# [Your instructions]
Of the lines listed below, how many contain the string "script"? Answer with the number alone.

· · · · ·

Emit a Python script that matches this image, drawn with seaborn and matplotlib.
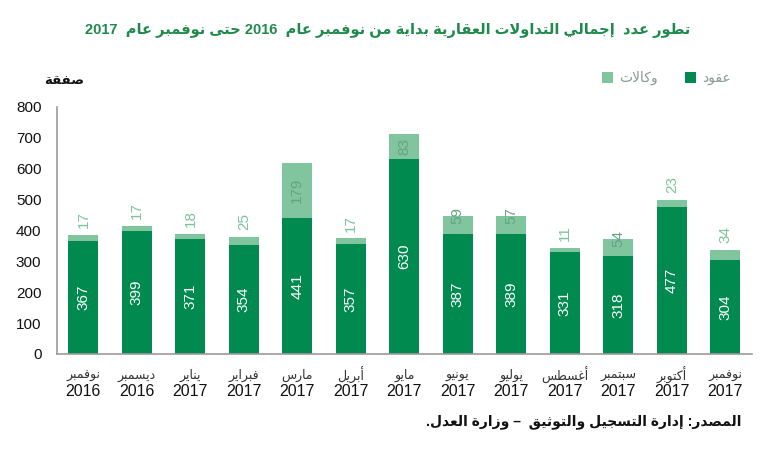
import re
import matplotlib
matplotlib.use("Agg")
import matplotlib.pyplot as plt
from matplotlib.patches import Patch
import matplotlib.transforms as mtrans
import seaborn as sns
import pandas as pd

# ---------------- data ----------------
months = ["نوفمبر", "ديسمبر", "يناير", "فبراير", "مارس", "أبريل", "مايو",
          "يونيو", "يوليو", "أغسطس", "سبتمبر", "أكتوبر", "نوفمبر"]
years = ["2016", "2016", "2017", "2017", "2017", "2017", "2017",
         "2017", "2017", "2017", "2017", "2017", "2017"]
contracts = [367, 399, 371, 354, 441, 357, 630, 387, 389, 331, 318, 477, 304]
agencies = [17, 17, 18, 25, 179, 17, 83, 59, 57, 11, 54, 23, 34]
yticks = [0, 100, 200, 300, 400, 500, 600, 700, 800]

title_txt = "تطور عدد  إجمالي التداولات العقارية بداية من نوفمبر عام  2016 حتى نوفمبر عام  2017"
ylabel_txt = "صفقة"
legend_contracts = "عقود"
legend_agencies = "وكالات"
source_txt = "المصدر: إدارة التسجيل والتوثيق  – وزارة العدل."

# ------------- minimal Arabic shaping (matplotlib has no bidi/shaping) -------------
_RIGHT = {'آ': 0xFE81, 'أ': 0xFE83, 'ؤ': 0xFE85, 'إ': 0xFE87, 'ا': 0xFE8D, 'ة': 0xFE93,
          'د': 0xFEA9, 'ذ': 0xFEAB, 'ر': 0xFEAD, 'ز': 0xFEAF, 'و': 0xFEED, 'ى': 0xFEEF}
_DUAL = {'ئ': 0xFE89, 'ب': 0xFE8F, 'ت': 0xFE95, 'ث': 0xFE99, 'ج': 0xFE9D, 'ح': 0xFEA1,
         'خ': 0xFEA5, 'س': 0xFEB1, 'ش': 0xFEB5, 'ص': 0xFEB9, 'ض': 0xFEBD, 'ط': 0xFEC1,
         'ظ': 0xFEC5, 'ع': 0xFEC9, 'غ': 0xFECD, 'ف': 0xFED1, 'ق': 0xFED5, 'ك': 0xFED9,
         'ل': 0xFEDD, 'م': 0xFEE1, 'ن': 0xFEE5, 'ه': 0xFEE9, 'ي': 0xFEF1}
_LAMALEF = {'آ': 0xFEF5, 'أ': 0xFEF7, 'إ': 0xFEF9, 'ا': 0xFEFB}


def _shape(s):
    out = []
    i, n = 0, len(s)
    while i < n:
        c = s[i]
        prev_conn = i > 0 and s[i - 1] in _DUAL
        if c == 'ل' and i + 1 < n and s[i + 1] in _LAMALEF:
            out.append(chr(_LAMALEF[s[i + 1]] + (1 if prev_conn else 0)))
            i += 2
            continue
        nxt = s[i + 1] if i + 1 < n else ''
        if c in _DUAL:
            b = _DUAL[c]
            nc = nxt in _DUAL or nxt in _RIGHT
            if prev_conn and nc:
                f = b + 3
            elif prev_conn:
                f = b + 1
            elif nc:
                f = b + 2
            else:
                f = b
            out.append(chr(f))
        elif c in _RIGHT:
            out.append(chr(_RIGHT[c] + (1 if prev_conn else 0)))
        else:
            out.append(c)
        i += 1
    return ''.join(out)


def rtl(s):
    t = _shape(s)[::-1]
    return re.sub(r'[0-9]+', lambda m: m.group(0)[::-1], t)


# ---------------- style ----------------
sns.set_style("white")
plt.rcParams['font.family'] = ['Liberation Sans', 'DejaVu Sans']

DARK = "#008a4f"
LIGHT = "#80c59d"
TITLE_GREEN = "#1e8a4c"

df = pd.DataFrame({
    "idx": list(range(len(contracts))),
    "contracts": contracts,
    "total": [c + a for c, a in zip(contracts, agencies)],
})

fig = plt.figure(figsize=(7.7, 4.55), dpi=100)
ax = fig.add_axes([0.0736, 0.222, 0.9030, 0.543])

sns.barplot(data=df, x="idx", y="total", color=LIGHT, width=0.56, ax=ax,
            saturation=1, edgecolor="none")
sns.barplot(data=df, x="idx", y="contracts", color=DARK, width=0.56, ax=ax,
            saturation=1, edgecolor="none")

ax.set_xlim(-0.5, len(contracts) - 0.5)
ax.set_ylim(0, 800)
ax.set_yticks(yticks)
ax.set_yticklabels([str(v) for v in yticks], fontsize=11, color="#111111")
ax.tick_params(axis='y', length=0, pad=11)
ax.set_xticks(range(len(contracts)))
ax.set_xticklabels([""] * len(contracts))
ax.tick_params(axis='x', length=0)
ax.set_xlabel("")
ax.set_ylabel("")
for sp in ["top", "right"]:
    ax.spines[sp].set_visible(False)
for sp in ["left", "bottom"]:
    ax.spines[sp].set_color("#a09a9a")
    ax.spines[sp].set_linewidth(1.2)

# x labels (two lines)
trans = mtrans.blended_transform_factory(ax.transData, ax.transAxes)
for i, (m, y) in enumerate(zip(months, years)):
    ax.text(i, -0.088, rtl(m), transform=trans, ha="center", va="center",
            fontsize=9, color="#333333")
    ax.text(i, -0.150, y, transform=trans, ha="center", va="center",
            fontsize=11.5, color="#111111")

# bar value labels
for i, (c, a) in enumerate(zip(contracts, agencies)):
    ax.text(i, c / 2, str(c), rotation=90, ha="center", va="center",
            fontsize=11, color="white")
    top = c + a
    if a >= 60:
        ax.text(i, c + a / 2, str(a), rotation=90, ha="center", va="center",
                fontsize=11, color="#66a283")
    elif a >= 50:
        ax.text(i, top + 3, str(a), rotation=90, ha="center", va="center",
                fontsize=11, color="#66a283")
    else:
        ax.annotate(str(a), (i, top), xytext=(0, 5), textcoords="offset points",
                    rotation=90, ha="center", va="bottom",
                    fontsize=11, color="#7cc49a")

# title, y label, source
fig.text(0.503, 0.932, rtl(title_txt), ha="center", va="center",
         fontsize=10.5, fontweight="bold", color=TITLE_GREEN)
fig.text(0.083, 0.822, rtl(ylabel_txt), ha="center", va="center",
         fontsize=9.5, fontweight="bold", color="#111111")
fig.text(0.963, 0.073, rtl(source_txt), ha="right", va="center",
         fontsize=10, fontweight="bold", color="#111111")

# legend
handles = [Patch(facecolor=LIGHT, edgecolor="none", label=rtl(legend_agencies)),
           Patch(facecolor=DARK, edgecolor="none", label=rtl(legend_contracts))]
leg = fig.legend(handles=handles, loc="center right", bbox_to_anchor=(0.965, 0.828),
                 ncol=2, frameon=False, fontsize=10, handlelength=0.8, handleheight=0.8,
                 handletextpad=0.4, columnspacing=2.0)
for t in leg.get_texts():
    t.set_color("#8a9a90")

fig.savefig("out.png", dpi=100)
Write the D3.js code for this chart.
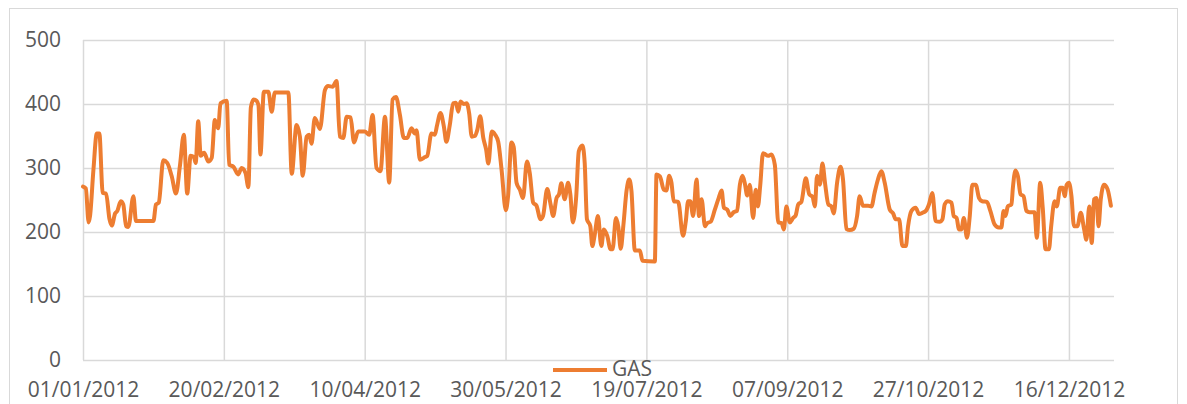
<!DOCTYPE html>
<html>
<head>
<meta charset="utf-8">
<script src="https://cdnjs.cloudflare.com/ajax/libs/d3/7.8.5/d3.min.js"></script>
<style>
    body { margin: 0; background: #fff; }
    text { font-family: "Open Sans", "Liberation Sans", sans-serif; fill: #595959; }
</style>
</head>
<body>
<div class="gas-chart"></div>
<script>
var width = 1187
var height = 404

// day offset from 01/01/2012
var days = [0, 1, 2, 2.5, 3.7, 4.9, 5.8, 7, 8.2, 9.4, 10.2, 11.4, 12.2, 13.4, 14.3, 15.3, 16.1, 17.9, 18.8, 25, 25.9, 26.9, 28.5, 29.9, 31.5, 33, 34.4, 35.8, 37, 38.2, 39.4, 40, 40.9, 41.8, 43, 44.5, 45.7, 46.8, 48, 48.8, 51, 51.9, 53.4, 55.1, 56.3, 57.7, 58.7,
    59.6, 60.6, 61.6, 62.3, 63, 64.2, 65.8, 67, 68.1, 72.9, 74.1, 75.8, 77, 78, 79.4, 80.3, 81.1, 82.3, 84.1, 85.9, 87, 88.6, 90, 91.2, 92.4, 93.6, 95, 96.2, 97.7, 100, 101.6, 102.8, 104.2, 105.6, 107.2, 108.7, 109.9, 111.1, 112.5, 113.9, 115.1, 116.6, 117.8, 118.4, 119.6,
    121.4, 122.2, 123.7, 124.9, 125.7, 126.9, 128.1, 129, 130.2, 131.4, 132.4, 133.2, 134, 135.2, 136.2, 137.1, 138, 139.1, 140, 141, 142.1, 143.1, 143.9, 145.1, 146.3, 147.4, 148.6, 150.1, 150.9, 152.1, 152.9, 153.9, 155.1, 156.2, 157.6, 158.6, 159.8, 161, 162.4, 163.3, 164.8, 166, 166.9, 168.1, 169, 169.8, 171, 172.2, 173, 173.9, 175.1, 176, 177.3, 178.1, 178.9, 180.1, 180.8,
    181.6, 182.8, 184, 184.9, 186.1, 187.3, 188, 189.2, 190, 190.9, 191.8, 193, 193.9, 194.7, 195.9, 197.7, 198.6, 203, 203.6, 204.8, 206.2, 207.1, 208.1, 208.9, 209.7, 211.3, 213, 214, 214.8, 215.6, 216.6, 217.8, 218.7, 219.6, 220.8, 221.6, 222.8, 224.3, 225.5, 226.7, 227.5, 228.7, 229.8, 231, 232.2, 233.2, 234.1, 234.9, 235.8, 236.7, 237.9, 238.8, 239.6, 240.4, 241.4,
    242, 243.2, 244.4, 245.6, 246.8, 248, 248.8, 249.7, 250.9, 252.1, 253, 253.9, 255, 256.6, 257.8, 259, 259.8, 260.6, 261.6, 262.5, 263.4, 264.6, 265.7, 266.5, 267.7, 268.9, 269.8, 271, 272.2, 273.6, 274.8, 275.7, 276.9, 278.7, 279.9, 281, 282.2, 283.4, 284.6, 286.4, 287.6, 288.5, 289.7, 290.9, 292.1, 292.9, 294.1, 295.6, 296.8, 298, 299.2, 300.3, 301.5,
    302.7, 304.1, 305.1, 305.9, 307, 308.3, 309.1, 310.1, 311, 311.8, 312.7, 313.8, 314.8, 315.7, 316.9, 318.1, 319.2, 320.9, 322.1, 323.6, 325.1, 326, 326.8, 327.5, 328.3, 329.6, 330.1, 331, 331.9, 332.8, 333.9, 334.9, 336, 337.8, 338.6, 339.8, 340.7, 341.7, 342.9, 343.7, 344.9, 345.7, 346.9, 347.8, 348.5, 349.2, 350, 350.9, 351.8, 353, 354.2, 355.4, 356.2, 357.2, 358.1, 358.9, 359.8, 360.5, 361.3, 362.5, 363.7, 364.9]

var gas = [271, 268, 215, 225, 297, 354, 354, 261, 260, 220, 210, 229, 233, 248, 243, 209, 208, 256, 217, 217, 243, 246, 312, 308, 287, 260, 303, 352, 260, 319, 317, 308, 373, 319, 324, 310, 316, 375, 362, 401, 405, 305, 302, 290, 300, 292, 270,
    395, 407, 405, 398, 321, 419, 419, 388, 418, 418, 291, 367, 349, 288, 349, 352, 338, 378, 361, 422, 428, 427, 436, 349, 347, 380, 379, 340, 357, 357, 352, 383, 300, 295, 380, 277, 407, 411, 383, 347, 347, 362, 354, 359, 313,
    317, 319, 354, 352, 367, 386, 365, 341, 367, 401, 402, 388, 404, 400, 401, 385, 349, 350, 360, 381, 347, 329, 307, 357, 352, 341, 297, 234, 256, 340, 333, 277, 266, 253, 310, 292, 246, 241, 220, 225, 267, 243, 225, 253, 259, 276, 251, 277, 259, 215, 256, 326, 335, 308, 220, 209, 178,
    194, 225, 178, 204, 194, 173, 173, 222, 209, 174, 209, 266, 282, 264, 171, 171, 155, 154, 290, 287, 266, 265, 288, 277, 248, 247, 194, 217, 248, 248, 225, 282, 225, 251, 209, 214, 216, 235, 251, 265, 238, 235, 225, 231, 233, 274, 288, 277, 257, 274, 222, 266, 240, 272, 323,
    322, 319, 321, 305, 215, 214, 204, 240, 215, 222, 226, 243, 247, 284, 259, 255, 240, 288, 274, 307, 277, 243, 240, 229, 277, 302, 282, 205, 203, 205, 225, 256, 241, 241, 240, 261, 282, 295, 277, 235, 229, 220, 220, 178, 178, 209, 233, 238, 228, 230, 233, 243, 261,
    217, 216, 220, 243, 248, 246, 225, 222, 204, 204, 222, 191, 225, 274, 274, 253, 248, 247, 233, 212, 207, 207, 233, 225, 240, 243, 269, 296, 287, 259, 256, 233, 231, 231, 191, 277, 238, 173, 173, 209, 248, 240, 269, 269, 256, 274, 277, 256, 209, 209, 230, 204, 188, 240, 183, 251, 253, 209, 251, 274, 267, 241]

var tickLabels = ['01/01/2012', '20/02/2012', '10/04/2012', '30/05/2012', '19/07/2012', '07/09/2012', '27/10/2012', '16/12/2012']
var yTicks = [0, 100, 200, 300, 400, 500]
var seriesName = 'GAS'

function gasChart() {
    var parseDate = d3.utcParse('%d/%m/%Y')
    var start = parseDate('01/01/2012')
    var end = parseDate('01/01/2013')

    var points = days.map(function (d, i) {
        return { date: new Date(start.getTime() + d * 864e5), value: gas[i] }
    })
    var tickDates = tickLabels.map(parseDate)

    var left = 83, right = 1114, top = 40, bottom = 360

    var x = d3.scaleUtc().domain([start, end]).range([left, right])
    var y = d3.scaleLinear().domain([0, 500]).range([bottom, top])

    var svg = d3.select('.gas-chart').append('svg')
        .attr('width', width)
        .attr('height', height)

    // chart frame
    svg.append('rect')
        .attr('x', 9.5).attr('y', 8.5)
        .attr('width', 1168).attr('height', 420)
        .attr('fill', 'none')
        .attr('stroke', '#d9d9d9')

    // horizontal grid
    svg.append('g')
        .attr('transform', 'translate(' + left + ',0)')
        .call(d3.axisLeft(y).tickValues(yTicks).tickSize(-(right - left)).tickFormat(''))
        .call(function (g) { g.select('.domain').remove() })
        .selectAll('line').attr('stroke', '#d9d9d9').attr('stroke-width', 1.5)

    // vertical grid
    svg.append('g')
        .attr('transform', 'translate(0,' + bottom + ')')
        .call(d3.axisBottom(x).tickValues(tickDates).tickSize(-(bottom - top)).tickFormat(''))
        .call(function (g) { g.select('.domain').remove() })
        .selectAll('line').attr('stroke', '#d9d9d9').attr('stroke-width', 1.5)

    // y labels
    svg.append('g')
        .attr('transform', 'translate(' + left + ',0)')
        .call(d3.axisLeft(y).tickValues(yTicks).tickSize(0).tickPadding(22))
        .call(function (g) { g.select('.domain').remove() })
        .selectAll('text')
        .style('font-size', '21px')
        .attr('fill', '#595959')

    // x labels
    svg.append('g')
        .attr('transform', 'translate(0,' + bottom + ')')
        .call(d3.axisBottom(x).tickValues(tickDates).tickSize(0).tickPadding(22)
            .tickFormat(function (d, i) { return tickLabels[i] }))
        .call(function (g) { g.select('.domain').remove() })
        .selectAll('text')
        .style('font-size', '21px')
        .attr('fill', '#595959')

    var line = d3.line()
        .curve(d3.curveMonotoneX)
        .x(function (d) { return x(d.date) })
        .y(function (d) { return y(d.value) })

    svg.append('path')
        .datum(points)
        .attr('d', line)
        .attr('fill', 'none')
        .attr('stroke', '#ed7d31')
        .attr('stroke-width', 4)
        .attr('stroke-linejoin', 'round')
        .attr('stroke-linecap', 'round')

    // legend (sits over the axis labels, as in the original)
    svg.append('line')
        .attr('x1', 553).attr('x2', 607)
        .attr('y1', 370).attr('y2', 370)
        .attr('stroke', '#ed7d31')
        .attr('stroke-width', 4)

    svg.append('text')
        .attr('x', 612)
        .attr('y', 376)
        .style('font-size', '21px')
        .text(seriesName)
}

gasChart()
</script>
</body>
</html>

· · · · ·

# [Correct output]
4